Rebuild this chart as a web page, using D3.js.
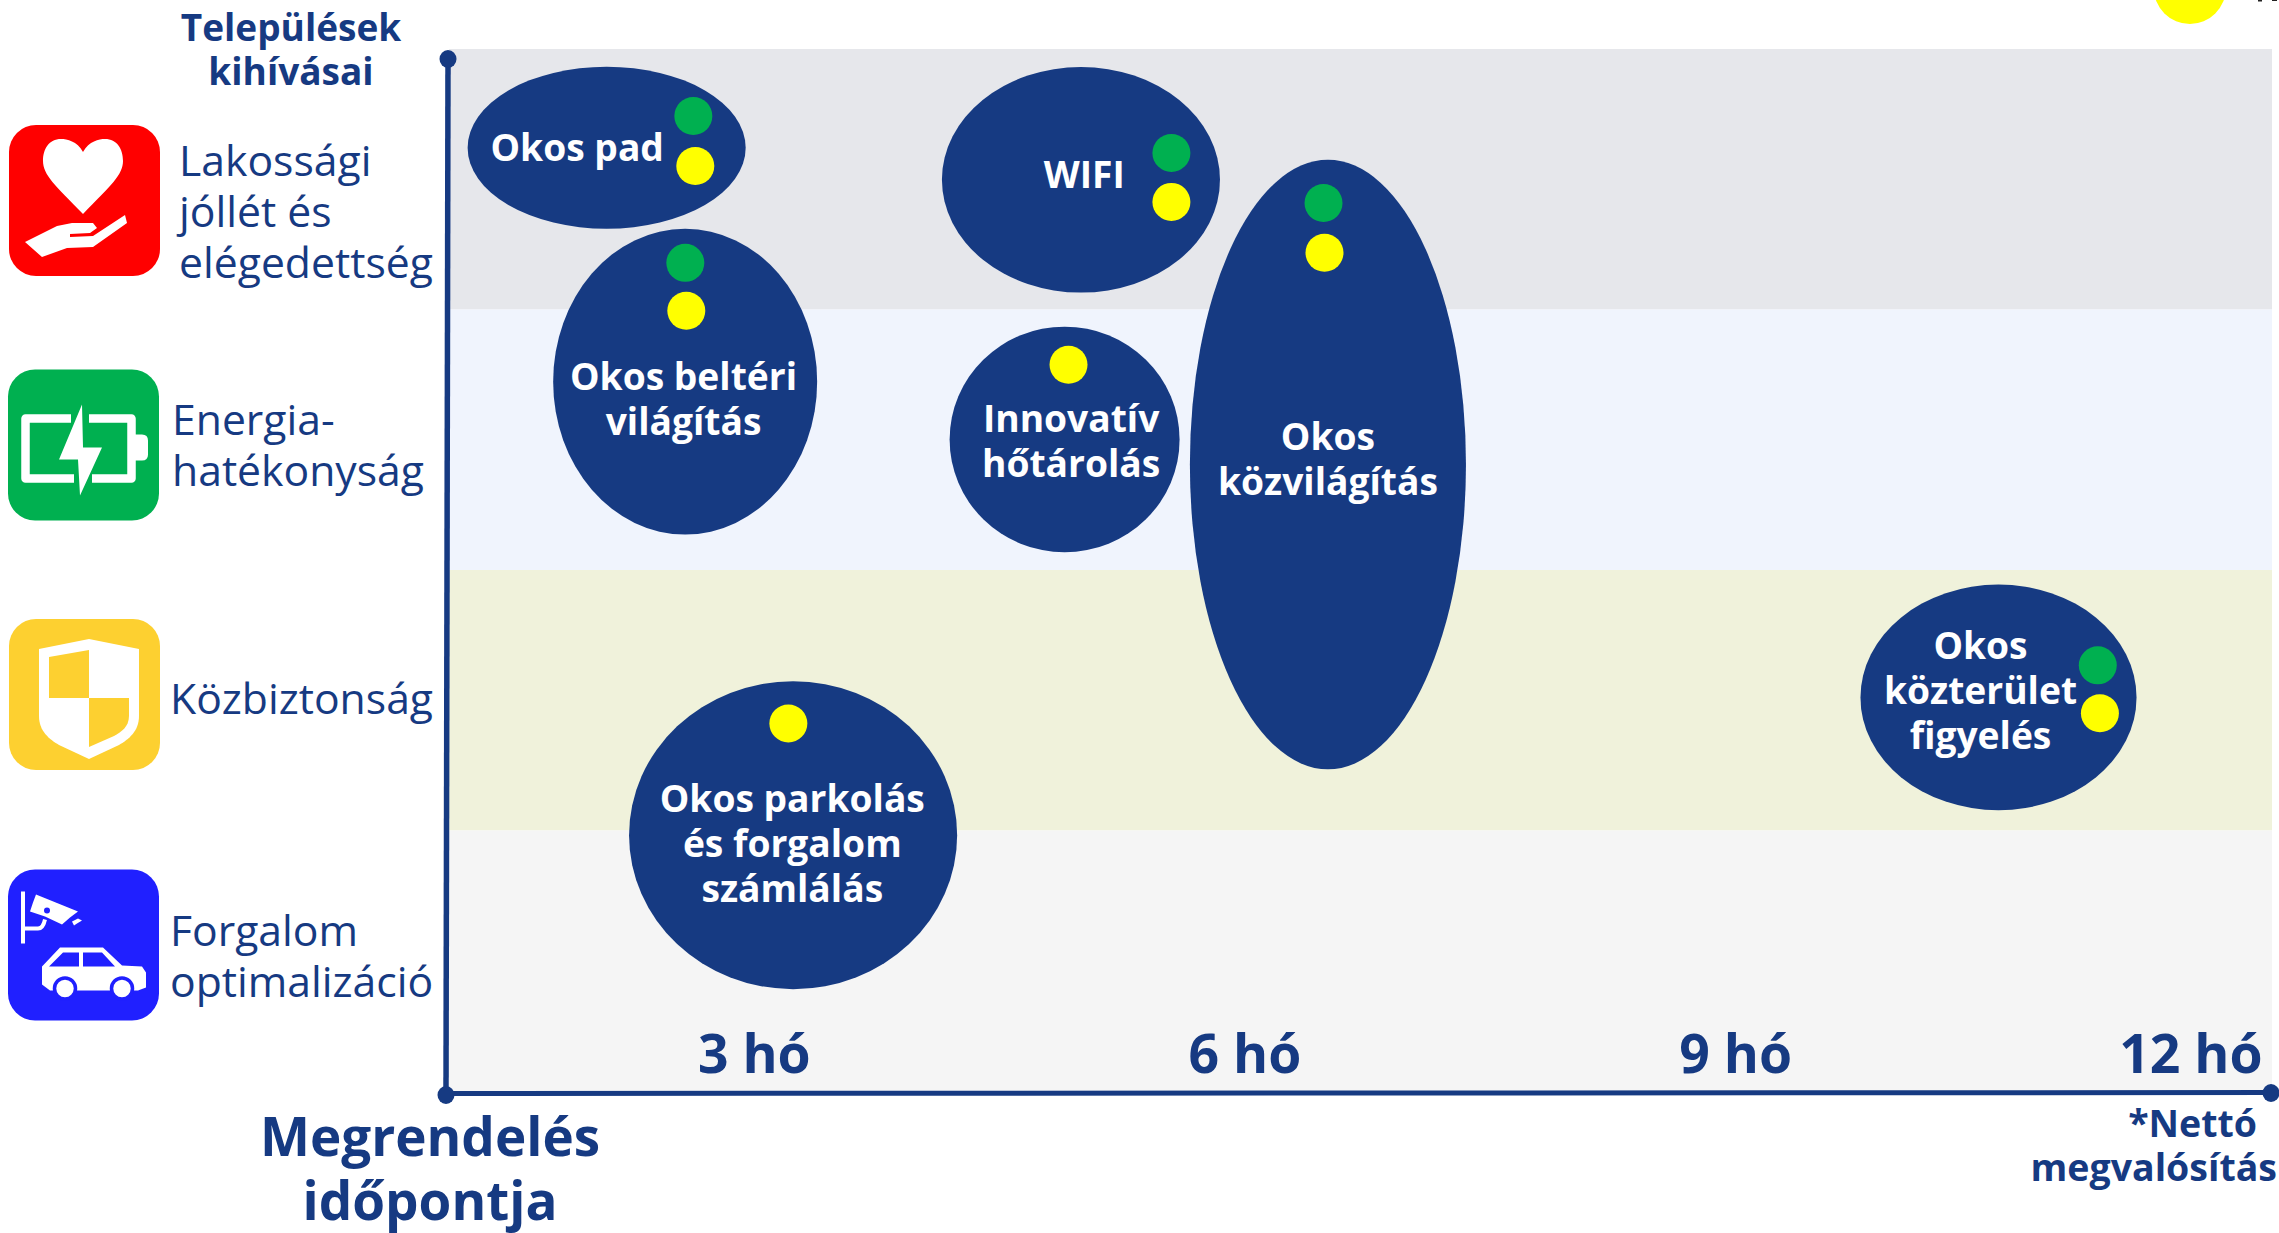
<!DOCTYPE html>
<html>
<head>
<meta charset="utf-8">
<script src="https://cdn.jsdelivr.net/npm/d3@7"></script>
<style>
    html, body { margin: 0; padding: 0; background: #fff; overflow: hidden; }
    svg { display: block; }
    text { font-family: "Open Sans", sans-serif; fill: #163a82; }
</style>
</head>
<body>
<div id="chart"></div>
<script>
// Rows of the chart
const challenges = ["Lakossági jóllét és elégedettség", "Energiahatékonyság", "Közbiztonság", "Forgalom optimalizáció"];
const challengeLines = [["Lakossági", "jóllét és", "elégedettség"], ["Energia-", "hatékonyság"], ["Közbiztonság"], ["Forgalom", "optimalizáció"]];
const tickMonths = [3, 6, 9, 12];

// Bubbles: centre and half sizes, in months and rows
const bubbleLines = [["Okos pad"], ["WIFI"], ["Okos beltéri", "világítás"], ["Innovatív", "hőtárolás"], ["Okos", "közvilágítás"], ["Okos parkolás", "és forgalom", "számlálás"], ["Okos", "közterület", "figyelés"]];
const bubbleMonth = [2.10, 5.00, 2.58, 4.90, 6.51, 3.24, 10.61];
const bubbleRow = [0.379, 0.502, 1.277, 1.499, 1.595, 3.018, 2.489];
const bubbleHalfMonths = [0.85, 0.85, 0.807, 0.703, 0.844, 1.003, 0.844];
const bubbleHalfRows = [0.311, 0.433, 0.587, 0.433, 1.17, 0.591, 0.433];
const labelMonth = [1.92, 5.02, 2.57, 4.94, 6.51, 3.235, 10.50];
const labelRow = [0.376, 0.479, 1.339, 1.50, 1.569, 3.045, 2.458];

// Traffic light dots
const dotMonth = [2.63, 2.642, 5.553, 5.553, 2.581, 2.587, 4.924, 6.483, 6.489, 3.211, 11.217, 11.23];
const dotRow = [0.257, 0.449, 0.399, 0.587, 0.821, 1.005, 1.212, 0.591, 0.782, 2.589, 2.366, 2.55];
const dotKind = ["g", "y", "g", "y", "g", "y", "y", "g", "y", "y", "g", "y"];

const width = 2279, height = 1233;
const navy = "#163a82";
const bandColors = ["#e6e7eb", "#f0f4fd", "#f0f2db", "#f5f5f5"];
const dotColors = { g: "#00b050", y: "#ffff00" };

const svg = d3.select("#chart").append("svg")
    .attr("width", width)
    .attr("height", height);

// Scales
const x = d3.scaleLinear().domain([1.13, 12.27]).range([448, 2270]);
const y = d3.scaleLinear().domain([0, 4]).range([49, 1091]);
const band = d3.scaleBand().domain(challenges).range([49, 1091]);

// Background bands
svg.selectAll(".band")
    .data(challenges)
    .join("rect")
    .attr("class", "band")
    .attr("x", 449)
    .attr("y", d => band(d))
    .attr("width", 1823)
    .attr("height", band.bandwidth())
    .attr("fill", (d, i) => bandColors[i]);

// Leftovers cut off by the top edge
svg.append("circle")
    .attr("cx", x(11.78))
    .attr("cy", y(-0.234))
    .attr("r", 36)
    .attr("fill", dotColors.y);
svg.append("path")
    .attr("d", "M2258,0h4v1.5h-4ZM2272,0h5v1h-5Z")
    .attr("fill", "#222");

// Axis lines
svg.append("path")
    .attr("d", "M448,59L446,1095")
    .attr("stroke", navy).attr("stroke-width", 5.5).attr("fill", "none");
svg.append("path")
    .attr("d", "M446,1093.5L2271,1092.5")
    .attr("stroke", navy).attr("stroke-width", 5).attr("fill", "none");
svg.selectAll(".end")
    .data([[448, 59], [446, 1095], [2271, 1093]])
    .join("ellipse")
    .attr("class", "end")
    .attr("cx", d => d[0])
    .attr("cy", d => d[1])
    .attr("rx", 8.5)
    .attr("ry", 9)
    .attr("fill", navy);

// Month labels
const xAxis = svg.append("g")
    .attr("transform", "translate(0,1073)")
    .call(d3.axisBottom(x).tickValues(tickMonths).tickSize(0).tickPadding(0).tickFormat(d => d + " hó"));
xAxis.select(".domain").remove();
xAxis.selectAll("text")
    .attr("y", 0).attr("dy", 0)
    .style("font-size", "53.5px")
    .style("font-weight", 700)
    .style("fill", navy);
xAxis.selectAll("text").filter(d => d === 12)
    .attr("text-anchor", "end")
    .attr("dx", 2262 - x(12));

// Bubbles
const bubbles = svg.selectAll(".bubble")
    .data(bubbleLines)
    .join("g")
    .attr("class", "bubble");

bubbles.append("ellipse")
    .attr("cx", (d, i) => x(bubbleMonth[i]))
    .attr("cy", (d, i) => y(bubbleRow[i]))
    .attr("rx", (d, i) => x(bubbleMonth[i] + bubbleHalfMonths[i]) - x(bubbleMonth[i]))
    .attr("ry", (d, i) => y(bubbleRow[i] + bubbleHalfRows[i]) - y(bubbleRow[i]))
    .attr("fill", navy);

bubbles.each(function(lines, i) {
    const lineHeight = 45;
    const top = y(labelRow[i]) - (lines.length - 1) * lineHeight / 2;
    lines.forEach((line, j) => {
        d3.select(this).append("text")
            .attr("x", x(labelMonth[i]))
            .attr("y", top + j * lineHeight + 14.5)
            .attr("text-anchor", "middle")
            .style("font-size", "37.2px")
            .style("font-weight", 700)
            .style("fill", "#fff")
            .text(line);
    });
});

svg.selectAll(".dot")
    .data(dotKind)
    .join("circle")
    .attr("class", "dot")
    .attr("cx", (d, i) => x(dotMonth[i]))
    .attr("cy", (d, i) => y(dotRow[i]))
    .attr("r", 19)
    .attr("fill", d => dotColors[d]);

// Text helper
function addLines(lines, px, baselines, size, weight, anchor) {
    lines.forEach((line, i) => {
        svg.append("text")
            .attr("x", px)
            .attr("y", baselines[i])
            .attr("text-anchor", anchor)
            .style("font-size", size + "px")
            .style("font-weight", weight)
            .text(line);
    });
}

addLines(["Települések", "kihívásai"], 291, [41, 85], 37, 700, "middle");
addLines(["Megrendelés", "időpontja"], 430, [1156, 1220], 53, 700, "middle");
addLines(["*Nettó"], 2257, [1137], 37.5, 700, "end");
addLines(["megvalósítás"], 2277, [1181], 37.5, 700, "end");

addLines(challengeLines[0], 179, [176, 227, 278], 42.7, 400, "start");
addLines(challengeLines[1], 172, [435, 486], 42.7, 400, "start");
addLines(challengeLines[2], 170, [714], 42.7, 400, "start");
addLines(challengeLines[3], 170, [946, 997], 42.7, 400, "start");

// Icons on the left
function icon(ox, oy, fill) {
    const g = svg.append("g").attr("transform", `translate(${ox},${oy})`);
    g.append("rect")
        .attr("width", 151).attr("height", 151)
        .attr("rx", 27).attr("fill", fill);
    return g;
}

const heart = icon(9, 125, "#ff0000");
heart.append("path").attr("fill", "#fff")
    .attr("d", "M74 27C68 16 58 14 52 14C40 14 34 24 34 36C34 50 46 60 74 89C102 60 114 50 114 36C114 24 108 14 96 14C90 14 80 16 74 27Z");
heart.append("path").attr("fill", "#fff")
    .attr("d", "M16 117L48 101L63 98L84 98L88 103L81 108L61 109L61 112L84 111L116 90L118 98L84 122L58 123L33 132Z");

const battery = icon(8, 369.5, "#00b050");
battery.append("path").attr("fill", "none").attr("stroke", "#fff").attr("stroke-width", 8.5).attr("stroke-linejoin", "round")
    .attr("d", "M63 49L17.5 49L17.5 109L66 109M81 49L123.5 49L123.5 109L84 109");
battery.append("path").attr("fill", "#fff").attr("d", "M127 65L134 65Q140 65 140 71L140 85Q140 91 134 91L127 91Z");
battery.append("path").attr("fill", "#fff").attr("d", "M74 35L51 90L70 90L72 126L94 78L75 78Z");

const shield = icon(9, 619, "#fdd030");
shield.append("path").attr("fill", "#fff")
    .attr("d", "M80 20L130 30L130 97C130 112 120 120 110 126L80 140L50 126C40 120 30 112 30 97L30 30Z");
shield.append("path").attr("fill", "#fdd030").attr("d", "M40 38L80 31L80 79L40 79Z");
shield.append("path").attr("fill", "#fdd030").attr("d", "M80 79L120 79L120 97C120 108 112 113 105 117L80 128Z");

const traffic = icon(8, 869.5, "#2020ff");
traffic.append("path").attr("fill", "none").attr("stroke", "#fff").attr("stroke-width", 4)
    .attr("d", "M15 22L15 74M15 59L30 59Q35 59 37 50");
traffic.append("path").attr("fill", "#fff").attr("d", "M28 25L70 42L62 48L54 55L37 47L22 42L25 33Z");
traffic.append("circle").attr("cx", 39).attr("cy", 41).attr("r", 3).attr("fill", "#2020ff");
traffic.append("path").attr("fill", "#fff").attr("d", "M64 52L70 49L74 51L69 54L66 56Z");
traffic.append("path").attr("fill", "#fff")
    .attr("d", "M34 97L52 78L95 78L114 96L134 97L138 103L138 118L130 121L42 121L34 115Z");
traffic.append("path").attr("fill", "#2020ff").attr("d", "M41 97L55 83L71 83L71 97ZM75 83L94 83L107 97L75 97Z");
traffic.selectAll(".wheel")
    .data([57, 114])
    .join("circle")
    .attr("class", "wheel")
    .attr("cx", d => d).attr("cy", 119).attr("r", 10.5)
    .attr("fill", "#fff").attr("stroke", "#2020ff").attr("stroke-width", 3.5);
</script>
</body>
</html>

§

## EXERCISE DETAILS
In how many lines of the data does the string "this" appear? Give only the number.

## TASK RESULT
2